**BRIEF:**
Set down each line of the material that follows, exactly, with no pictures.

═══ DATA EXCERPT ═══

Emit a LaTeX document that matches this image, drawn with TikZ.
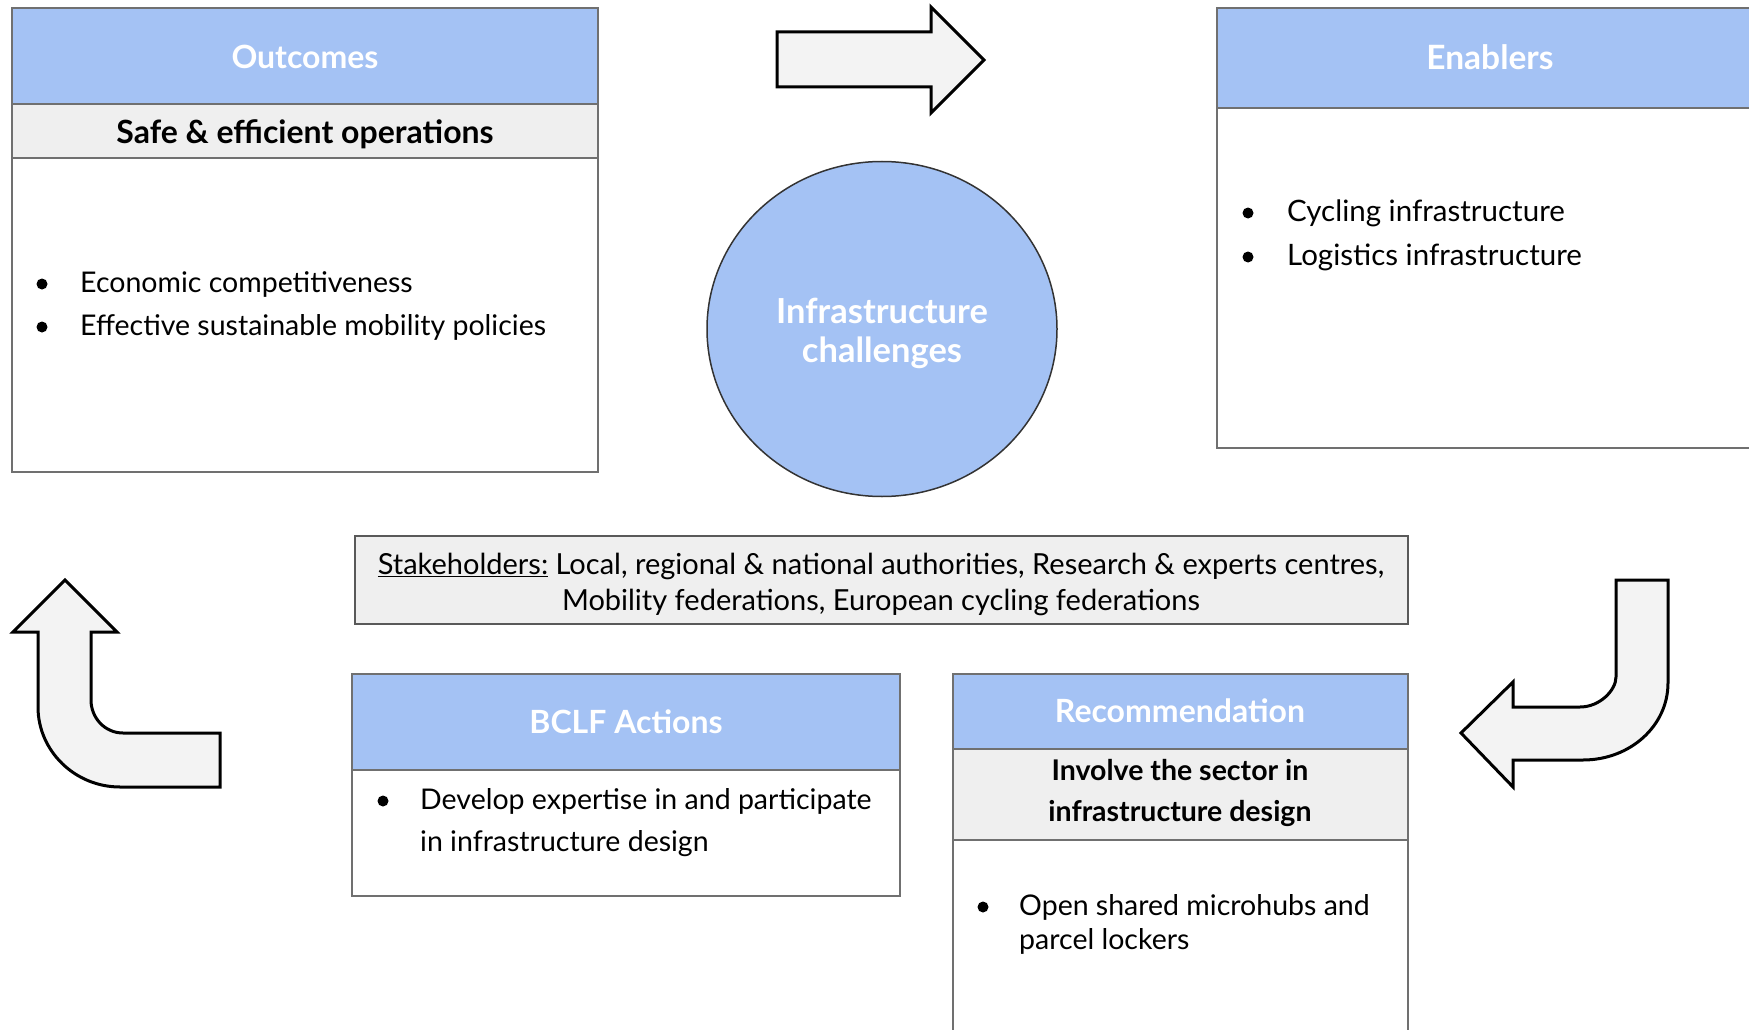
\documentclass[tikz,border=0pt]{standalone}
\usepackage{fontspec}
\setmainfont{Lato}
\usetikzlibrary{shapes.geometric}
\definecolor{hdrblue}{HTML}{A4C2F4}
\definecolor{subgrey}{HTML}{EFEFEF}
\definecolor{arrowfill}{HTML}{F3F3F3}
\definecolor{boxline}{HTML}{707070}
\begin{document}
\begin{tikzpicture}[x=1pt,y=-1pt,
  box/.style={draw=boxline, line width=2pt, fill=white},
  hdr/.style={draw=boxline, line width=2pt, fill=hdrblue},
  sub/.style={draw=boxline, line width=2pt, fill=subgrey},
  htext/.style={text=white, font=\fontsize{32}{38}\selectfont\bfseries, anchor=mid, inner sep=0pt},
  stext/.style={text=black, font=\fontsize{28.5}{34}\selectfont\bfseries, anchor=mid, inner sep=0pt},
  btext/.style={font=\fontsize{28.5}{34}\selectfont, anchor=mid west, inner sep=0pt},
  bul/.style={circle, fill=black, minimum size=11pt, inner sep=0pt},
  bigarrow/.style={draw=black, line width=3pt, fill=arrowfill, line join=miter}
]
\path[use as bounding box] (0,0) rectangle (1749,1030);
\clip (0,0) rectangle (1749,1030);
\fill[white] (0,0) rectangle (1749,1030);

% Outcomes
\draw[box] (12,8) rectangle (598,472);
\draw[hdr] (12,8) rectangle (598,104);
\draw[sub] (12,104) rectangle (598,158);
\node[htext] (outT) at (305,66) {Outcomes};
\node[stext, font=\fontsize{32}{38}\selectfont\bfseries] (outS) at (305,141) {Safe \& efficient operations};
\node[bul] (ob1) at (42,284) {};
\node[btext] (ot1) at (80,290) {Economic competitiveness};
\node[bul] (ob2) at (42,327) {};
\node[btext] (ot2) at (80,333) {Effective sustainable mobility policies};

% Enablers
\draw[box] (1217,8) rectangle (1770,448);
\draw[hdr] (1217,8) rectangle (1770,108);
\node[htext, font=\fontsize{33.5}{40}\selectfont\bfseries] (enT) at (1490,67) {Enablers};
\node[bul] (eb1) at (1248,213) {};
\node[btext, font=\fontsize{29.5}{35}\selectfont] (et1) at (1287,219) {Cycling infrastructure};
\node[bul] (eb2) at (1248,257) {};
\node[btext, font=\fontsize{29.5}{35}\selectfont] (et2) at (1287,263) {Logistics infrastructure};

% Circle
\node[ellipse, draw=black!80, line width=1.5pt, fill=hdrblue, minimum width=350pt, minimum height=335pt] (circ) at (882,329) {};
\node[align=center, text=white, font=\fontsize{34.5}{39}\selectfont\bfseries, inner sep=0pt] (circT) at (882,333)
  {Infrastructure\\challenges};

% Stakeholders
\draw[sub, draw=black!65] (355,536) rectangle (1408,624);
\node[font=\fontsize{29}{34}\selectfont, anchor=mid, inner sep=0pt] (st1) at (881,572)
  {\underline{Stakeholders:} Local, regional \& national authorities, Research \& experts centres,};
\node[font=\fontsize{29}{34}\selectfont, anchor=mid, inner sep=0pt] (st2) at (881,608)
  {Mobility federations, European cycling federations};

% BCLF Actions
\draw[box] (352,674) rectangle (900,896);
\draw[hdr] (352,674) rectangle (900,770);
\node[htext] (bcT) at (626,731) {BCLF Actions};
\node[bul] (bb1) at (383,801) {};
\node[btext] (bt1) at (420,807) {Develop expertise in and participate};
\node[btext] (bt2) at (420,849) {in infrastructure design};

% Recommendation
\draw[box] (953,674) rectangle (1408,1045);
\draw[hdr] (953,674) rectangle (1408,749);
\draw[sub] (953,749) rectangle (1408,840);
\node[htext] (reT) at (1180,720) {Recommendation};
\node[stext] (reS1) at (1180,778) {Involve the sector in};
\node[stext] (reS2) at (1180,819) {infrastructure design};
\node[bul] (rb1) at (983,907) {};
\node[btext] (rt1) at (1019,913) {Open shared microhubs and};
\node[btext] (rt2) at (1019,947) {parcel lockers};

% Top arrow
\draw[bigarrow] (777,32) -- (931,32) -- (931,7) -- (984,60) -- (931,113) -- (931,87) -- (777,87) -- cycle;

% Left (up) arrow
\draw[bigarrow] (220,733) -- (123,733) .. controls (105,733) and (91,718) .. (91,700) -- (91,632) -- (117,632)
  -- (65,580) -- (13,632) -- (38,632) -- (38,707) .. controls (38,751) and (75,787) .. (120,787) -- (220,787) -- cycle;

% Right (down-left) arrow
\draw[bigarrow] (1616,580) -- (1668,580) -- (1668,683) .. controls (1668,726) and (1630,760) .. (1583,760)
  -- (1513,760) -- (1513,787) -- (1461,733) -- (1513,682) -- (1513,707) -- (1580,707)
  .. controls (1600,707) and (1616,690) .. (1616,677) -- cycle;
\end{tikzpicture}
\end{document}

═══

**RESPONSE TO THE EXERCISE:**
Emit a LaTeX document that matches this image, drawn with TikZ.
\documentclass[tikz,border=0pt]{standalone}
\usepackage{fontspec}
\setmainfont{Lato}
\usetikzlibrary{shapes.geometric}
\definecolor{hdrblue}{HTML}{A4C2F4}
\definecolor{subgrey}{HTML}{EFEFEF}
\definecolor{arrowfill}{HTML}{F3F3F3}
\definecolor{boxline}{HTML}{707070}
\begin{document}
\begin{tikzpicture}[x=1pt,y=-1pt,
  box/.style={draw=boxline, line width=2pt, fill=white},
  hdr/.style={draw=boxline, line width=2pt, fill=hdrblue},
  sub/.style={draw=boxline, line width=2pt, fill=subgrey},
  htext/.style={text=white, font=\fontsize{32}{38}\selectfont\bfseries, anchor=mid, inner sep=0pt},
  stext/.style={text=black, font=\fontsize{28.5}{34}\selectfont\bfseries, anchor=mid, inner sep=0pt},
  btext/.style={font=\fontsize{28.5}{34}\selectfont, anchor=mid west, inner sep=0pt},
  bul/.style={circle, fill=black, minimum size=11pt, inner sep=0pt},
  bigarrow/.style={draw=black, line width=3pt, fill=arrowfill, line join=miter}
]
\path[use as bounding box] (0,0) rectangle (1749,1030);
\clip (0,0) rectangle (1749,1030);
\fill[white] (0,0) rectangle (1749,1030);

% Outcomes
\draw[box] (12,8) rectangle (598,472);
\draw[hdr] (12,8) rectangle (598,104);
\draw[sub] (12,104) rectangle (598,158);
\node[htext] (outT) at (305,66) {Outcomes};
\node[stext, font=\fontsize{32}{38}\selectfont\bfseries] (outS) at (305,141) {Safe \& efficient operations};
\node[bul] (ob1) at (42,284) {};
\node[btext] (ot1) at (80,290) {Economic competitiveness};
\node[bul] (ob2) at (42,327) {};
\node[btext] (ot2) at (80,333) {Effective sustainable mobility policies};

% Enablers
\draw[box] (1217,8) rectangle (1770,448);
\draw[hdr] (1217,8) rectangle (1770,108);
\node[htext, font=\fontsize{33.5}{40}\selectfont\bfseries] (enT) at (1490,67) {Enablers};
\node[bul] (eb1) at (1248,213) {};
\node[btext, font=\fontsize{29.5}{35}\selectfont] (et1) at (1287,219) {Cycling infrastructure};
\node[bul] (eb2) at (1248,257) {};
\node[btext, font=\fontsize{29.5}{35}\selectfont] (et2) at (1287,263) {Logistics infrastructure};

% Circle
\node[ellipse, draw=black!80, line width=1.5pt, fill=hdrblue, minimum width=350pt, minimum height=335pt] (circ) at (882,329) {};
\node[align=center, text=white, font=\fontsize{34.5}{39}\selectfont\bfseries, inner sep=0pt] (circT) at (882,333)
  {Infrastructure\\challenges};

% Stakeholders
\draw[sub, draw=black!65] (355,536) rectangle (1408,624);
\node[font=\fontsize{29}{34}\selectfont, anchor=mid, inner sep=0pt] (st1) at (881,572)
  {\underline{Stakeholders:} Local, regional \& national authorities, Research \& experts centres,};
\node[font=\fontsize{29}{34}\selectfont, anchor=mid, inner sep=0pt] (st2) at (881,608)
  {Mobility federations, European cycling federations};

% BCLF Actions
\draw[box] (352,674) rectangle (900,896);
\draw[hdr] (352,674) rectangle (900,770);
\node[htext] (bcT) at (626,731) {BCLF Actions};
\node[bul] (bb1) at (383,801) {};
\node[btext] (bt1) at (420,807) {Develop expertise in and participate};
\node[btext] (bt2) at (420,849) {in infrastructure design};

% Recommendation
\draw[box] (953,674) rectangle (1408,1045);
\draw[hdr] (953,674) rectangle (1408,749);
\draw[sub] (953,749) rectangle (1408,840);
\node[htext] (reT) at (1180,720) {Recommendation};
\node[stext] (reS1) at (1180,778) {Involve the sector in};
\node[stext] (reS2) at (1180,819) {infrastructure design};
\node[bul] (rb1) at (983,907) {};
\node[btext] (rt1) at (1019,913) {Open shared microhubs and};
\node[btext] (rt2) at (1019,947) {parcel lockers};

% Top arrow
\draw[bigarrow] (777,32) -- (931,32) -- (931,7) -- (984,60) -- (931,113) -- (931,87) -- (777,87) -- cycle;

% Left (up) arrow
\draw[bigarrow] (220,733) -- (123,733) .. controls (105,733) and (91,718) .. (91,700) -- (91,632) -- (117,632)
  -- (65,580) -- (13,632) -- (38,632) -- (38,707) .. controls (38,751) and (75,787) .. (120,787) -- (220,787) -- cycle;

% Right (down-left) arrow
\draw[bigarrow] (1616,580) -- (1668,580) -- (1668,683) .. controls (1668,726) and (1630,760) .. (1583,760)
  -- (1513,760) -- (1513,787) -- (1461,733) -- (1513,682) -- (1513,707) -- (1580,707)
  .. controls (1600,707) and (1616,690) .. (1616,677) -- cycle;
\end{tikzpicture}
\end{document}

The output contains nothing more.